▶ [Written problem]: From the first line of the data below through the line holding "const fmt = (v: number)", output each line exactly and leave the pictures out.

▶ [Provided material]:

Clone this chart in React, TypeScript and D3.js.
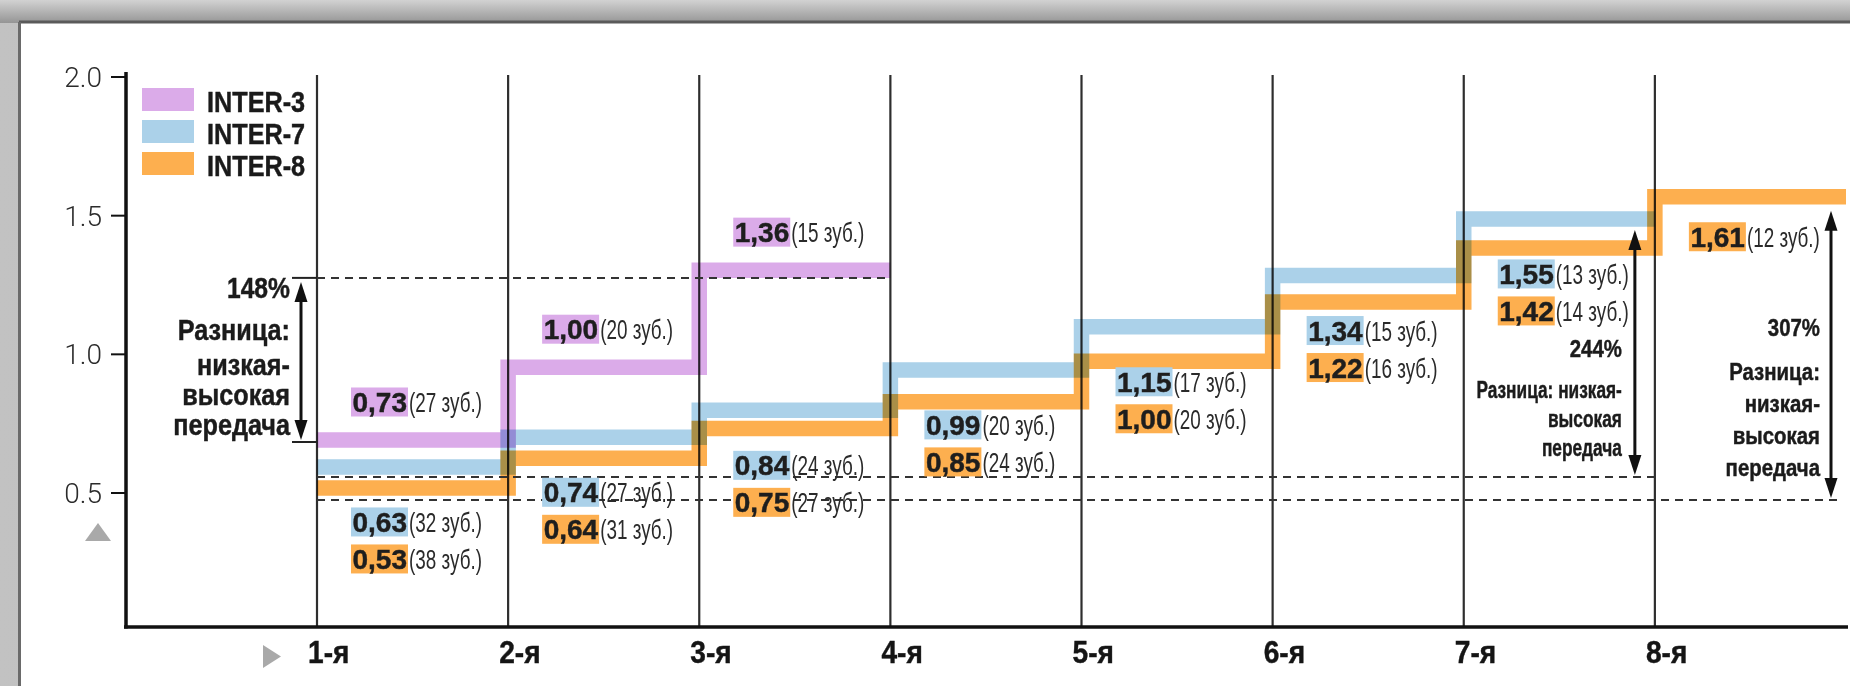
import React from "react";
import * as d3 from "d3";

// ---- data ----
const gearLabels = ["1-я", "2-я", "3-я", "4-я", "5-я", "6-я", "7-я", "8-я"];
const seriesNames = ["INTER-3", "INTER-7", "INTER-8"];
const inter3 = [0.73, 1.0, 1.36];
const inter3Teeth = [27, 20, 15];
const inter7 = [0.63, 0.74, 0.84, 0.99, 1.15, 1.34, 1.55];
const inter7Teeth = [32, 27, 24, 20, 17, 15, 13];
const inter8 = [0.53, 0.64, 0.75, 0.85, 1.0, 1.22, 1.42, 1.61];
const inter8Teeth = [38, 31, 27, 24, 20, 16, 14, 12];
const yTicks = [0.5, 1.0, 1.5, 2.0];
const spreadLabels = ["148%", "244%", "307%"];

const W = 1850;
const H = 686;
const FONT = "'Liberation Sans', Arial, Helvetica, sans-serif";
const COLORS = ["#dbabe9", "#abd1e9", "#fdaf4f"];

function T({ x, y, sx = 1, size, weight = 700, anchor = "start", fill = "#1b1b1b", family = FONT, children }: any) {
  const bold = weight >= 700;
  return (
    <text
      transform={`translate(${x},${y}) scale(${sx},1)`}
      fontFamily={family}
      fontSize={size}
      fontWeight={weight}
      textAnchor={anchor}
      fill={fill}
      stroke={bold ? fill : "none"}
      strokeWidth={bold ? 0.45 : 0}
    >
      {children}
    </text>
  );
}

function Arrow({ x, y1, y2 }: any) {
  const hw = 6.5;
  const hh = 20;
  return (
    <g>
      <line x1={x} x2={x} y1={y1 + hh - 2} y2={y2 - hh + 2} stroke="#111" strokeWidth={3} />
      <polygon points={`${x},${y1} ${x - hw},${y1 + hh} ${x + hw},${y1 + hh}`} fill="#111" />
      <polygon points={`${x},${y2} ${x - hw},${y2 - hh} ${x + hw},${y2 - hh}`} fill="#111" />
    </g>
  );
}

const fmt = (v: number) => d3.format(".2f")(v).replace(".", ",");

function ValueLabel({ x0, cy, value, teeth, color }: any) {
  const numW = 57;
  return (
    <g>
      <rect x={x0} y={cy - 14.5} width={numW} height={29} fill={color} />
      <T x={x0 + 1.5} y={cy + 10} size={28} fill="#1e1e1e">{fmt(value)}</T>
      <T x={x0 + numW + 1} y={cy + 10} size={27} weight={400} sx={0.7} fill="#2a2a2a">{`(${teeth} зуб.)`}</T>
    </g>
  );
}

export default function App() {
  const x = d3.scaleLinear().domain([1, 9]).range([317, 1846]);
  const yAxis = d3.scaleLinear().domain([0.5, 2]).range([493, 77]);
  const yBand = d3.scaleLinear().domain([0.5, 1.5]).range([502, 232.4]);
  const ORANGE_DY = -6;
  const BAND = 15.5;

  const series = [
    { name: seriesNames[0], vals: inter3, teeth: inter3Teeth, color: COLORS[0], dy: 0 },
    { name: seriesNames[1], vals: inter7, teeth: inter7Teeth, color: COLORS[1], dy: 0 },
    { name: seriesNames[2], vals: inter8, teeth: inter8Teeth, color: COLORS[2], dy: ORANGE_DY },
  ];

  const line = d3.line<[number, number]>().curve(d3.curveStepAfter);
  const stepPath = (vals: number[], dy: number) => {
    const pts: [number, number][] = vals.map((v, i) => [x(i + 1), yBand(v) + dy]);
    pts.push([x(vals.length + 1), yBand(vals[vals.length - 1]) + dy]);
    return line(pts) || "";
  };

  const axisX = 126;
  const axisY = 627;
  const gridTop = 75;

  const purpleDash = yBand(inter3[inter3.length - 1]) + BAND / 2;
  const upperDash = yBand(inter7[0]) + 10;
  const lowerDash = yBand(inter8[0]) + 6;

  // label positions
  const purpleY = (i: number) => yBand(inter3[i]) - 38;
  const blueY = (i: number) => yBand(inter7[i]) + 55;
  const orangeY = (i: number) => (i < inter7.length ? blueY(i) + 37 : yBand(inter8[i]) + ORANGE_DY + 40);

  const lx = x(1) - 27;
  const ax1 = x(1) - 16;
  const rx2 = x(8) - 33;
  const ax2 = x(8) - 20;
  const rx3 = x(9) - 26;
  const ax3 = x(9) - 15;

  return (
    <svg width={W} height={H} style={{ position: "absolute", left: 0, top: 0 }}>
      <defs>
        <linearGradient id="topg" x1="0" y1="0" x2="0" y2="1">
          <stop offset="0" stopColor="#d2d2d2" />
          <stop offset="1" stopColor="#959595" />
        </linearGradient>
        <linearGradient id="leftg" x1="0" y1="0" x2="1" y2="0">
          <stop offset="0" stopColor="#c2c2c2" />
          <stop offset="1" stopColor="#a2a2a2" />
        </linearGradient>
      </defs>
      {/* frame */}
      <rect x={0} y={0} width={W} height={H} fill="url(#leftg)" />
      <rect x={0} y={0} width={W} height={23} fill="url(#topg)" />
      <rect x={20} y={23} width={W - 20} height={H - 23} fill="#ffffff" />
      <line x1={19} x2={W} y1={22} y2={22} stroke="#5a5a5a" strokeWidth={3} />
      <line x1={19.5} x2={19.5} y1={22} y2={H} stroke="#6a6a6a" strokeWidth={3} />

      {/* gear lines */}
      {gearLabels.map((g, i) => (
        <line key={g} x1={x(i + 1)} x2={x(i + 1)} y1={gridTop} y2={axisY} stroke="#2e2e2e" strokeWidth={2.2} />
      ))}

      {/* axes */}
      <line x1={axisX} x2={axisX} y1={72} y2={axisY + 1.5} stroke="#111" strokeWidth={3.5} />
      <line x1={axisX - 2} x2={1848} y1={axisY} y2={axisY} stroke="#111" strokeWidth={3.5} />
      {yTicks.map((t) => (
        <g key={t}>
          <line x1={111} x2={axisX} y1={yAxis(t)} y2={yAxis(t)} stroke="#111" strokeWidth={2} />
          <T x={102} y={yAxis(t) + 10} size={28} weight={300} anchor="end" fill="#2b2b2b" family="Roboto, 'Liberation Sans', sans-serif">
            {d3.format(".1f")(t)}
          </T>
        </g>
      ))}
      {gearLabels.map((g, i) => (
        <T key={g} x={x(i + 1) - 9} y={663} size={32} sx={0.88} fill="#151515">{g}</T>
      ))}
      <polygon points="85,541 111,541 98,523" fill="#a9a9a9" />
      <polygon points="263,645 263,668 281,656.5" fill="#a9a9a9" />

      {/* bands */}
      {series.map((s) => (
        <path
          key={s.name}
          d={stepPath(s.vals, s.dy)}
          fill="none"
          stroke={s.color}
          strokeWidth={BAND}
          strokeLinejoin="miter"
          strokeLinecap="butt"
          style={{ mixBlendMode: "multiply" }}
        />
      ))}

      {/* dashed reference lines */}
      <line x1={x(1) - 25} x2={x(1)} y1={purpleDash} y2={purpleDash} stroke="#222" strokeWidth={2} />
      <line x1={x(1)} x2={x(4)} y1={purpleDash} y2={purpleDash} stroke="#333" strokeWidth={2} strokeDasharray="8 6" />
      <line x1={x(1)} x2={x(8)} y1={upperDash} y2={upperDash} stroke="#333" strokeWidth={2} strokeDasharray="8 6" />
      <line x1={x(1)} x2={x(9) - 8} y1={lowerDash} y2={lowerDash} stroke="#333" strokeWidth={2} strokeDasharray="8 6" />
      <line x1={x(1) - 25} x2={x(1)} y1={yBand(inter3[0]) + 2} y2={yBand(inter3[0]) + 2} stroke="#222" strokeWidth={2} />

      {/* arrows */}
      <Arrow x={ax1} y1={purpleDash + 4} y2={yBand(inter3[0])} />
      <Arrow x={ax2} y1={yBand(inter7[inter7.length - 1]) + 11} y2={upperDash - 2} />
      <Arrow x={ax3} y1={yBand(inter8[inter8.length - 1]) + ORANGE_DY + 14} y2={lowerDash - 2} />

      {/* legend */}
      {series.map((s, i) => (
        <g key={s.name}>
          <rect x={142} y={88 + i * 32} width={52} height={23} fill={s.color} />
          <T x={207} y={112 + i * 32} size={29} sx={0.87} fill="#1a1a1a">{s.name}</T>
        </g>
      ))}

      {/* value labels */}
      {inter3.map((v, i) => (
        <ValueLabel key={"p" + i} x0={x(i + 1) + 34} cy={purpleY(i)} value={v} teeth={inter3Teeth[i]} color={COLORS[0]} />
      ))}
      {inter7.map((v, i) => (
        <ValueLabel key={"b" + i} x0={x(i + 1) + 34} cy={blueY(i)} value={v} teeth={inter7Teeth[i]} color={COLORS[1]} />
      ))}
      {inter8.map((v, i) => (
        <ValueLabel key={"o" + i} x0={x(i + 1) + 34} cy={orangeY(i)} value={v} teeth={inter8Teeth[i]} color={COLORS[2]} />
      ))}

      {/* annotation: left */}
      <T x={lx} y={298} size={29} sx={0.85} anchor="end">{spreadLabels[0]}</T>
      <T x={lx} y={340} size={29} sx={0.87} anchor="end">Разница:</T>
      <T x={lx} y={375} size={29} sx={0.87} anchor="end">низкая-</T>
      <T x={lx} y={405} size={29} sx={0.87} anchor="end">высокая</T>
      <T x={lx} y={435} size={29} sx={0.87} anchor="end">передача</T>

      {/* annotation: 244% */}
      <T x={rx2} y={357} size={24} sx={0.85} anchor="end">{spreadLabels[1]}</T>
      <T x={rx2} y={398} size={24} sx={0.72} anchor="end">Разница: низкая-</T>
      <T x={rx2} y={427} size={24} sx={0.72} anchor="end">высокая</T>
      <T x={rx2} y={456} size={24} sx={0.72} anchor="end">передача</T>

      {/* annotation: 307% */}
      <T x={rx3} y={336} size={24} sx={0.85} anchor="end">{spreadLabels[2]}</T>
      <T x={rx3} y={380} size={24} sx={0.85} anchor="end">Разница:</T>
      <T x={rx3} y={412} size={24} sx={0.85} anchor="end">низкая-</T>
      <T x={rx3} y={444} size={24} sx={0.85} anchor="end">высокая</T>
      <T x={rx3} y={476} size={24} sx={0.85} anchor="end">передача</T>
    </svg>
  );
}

▶ [Answer to this problem]:
Clone this chart in React, TypeScript and D3.js.
import React from "react";
import * as d3 from "d3";

// ---- data ----
const gearLabels = ["1-я", "2-я", "3-я", "4-я", "5-я", "6-я", "7-я", "8-я"];
const seriesNames = ["INTER-3", "INTER-7", "INTER-8"];
const inter3 = [0.73, 1.0, 1.36];
const inter3Teeth = [27, 20, 15];
const inter7 = [0.63, 0.74, 0.84, 0.99, 1.15, 1.34, 1.55];
const inter7Teeth = [32, 27, 24, 20, 17, 15, 13];
const inter8 = [0.53, 0.64, 0.75, 0.85, 1.0, 1.22, 1.42, 1.61];
const inter8Teeth = [38, 31, 27, 24, 20, 16, 14, 12];
const yTicks = [0.5, 1.0, 1.5, 2.0];
const spreadLabels = ["148%", "244%", "307%"];

const W = 1850;
const H = 686;
const FONT = "'Liberation Sans', Arial, Helvetica, sans-serif";
const COLORS = ["#dbabe9", "#abd1e9", "#fdaf4f"];

function T({ x, y, sx = 1, size, weight = 700, anchor = "start", fill = "#1b1b1b", family = FONT, children }: any) {
  const bold = weight >= 700;
  return (
    <text
      transform={`translate(${x},${y}) scale(${sx},1)`}
      fontFamily={family}
      fontSize={size}
      fontWeight={weight}
      textAnchor={anchor}
      fill={fill}
      stroke={bold ? fill : "none"}
      strokeWidth={bold ? 0.45 : 0}
    >
      {children}
    </text>
  );
}

function Arrow({ x, y1, y2 }: any) {
  const hw = 6.5;
  const hh = 20;
  return (
    <g>
      <line x1={x} x2={x} y1={y1 + hh - 2} y2={y2 - hh + 2} stroke="#111" strokeWidth={3} />
      <polygon points={`${x},${y1} ${x - hw},${y1 + hh} ${x + hw},${y1 + hh}`} fill="#111" />
      <polygon points={`${x},${y2} ${x - hw},${y2 - hh} ${x + hw},${y2 - hh}`} fill="#111" />
    </g>
  );
}

const fmt = (v: number) => d3.format(".2f")(v).replace(".", ",");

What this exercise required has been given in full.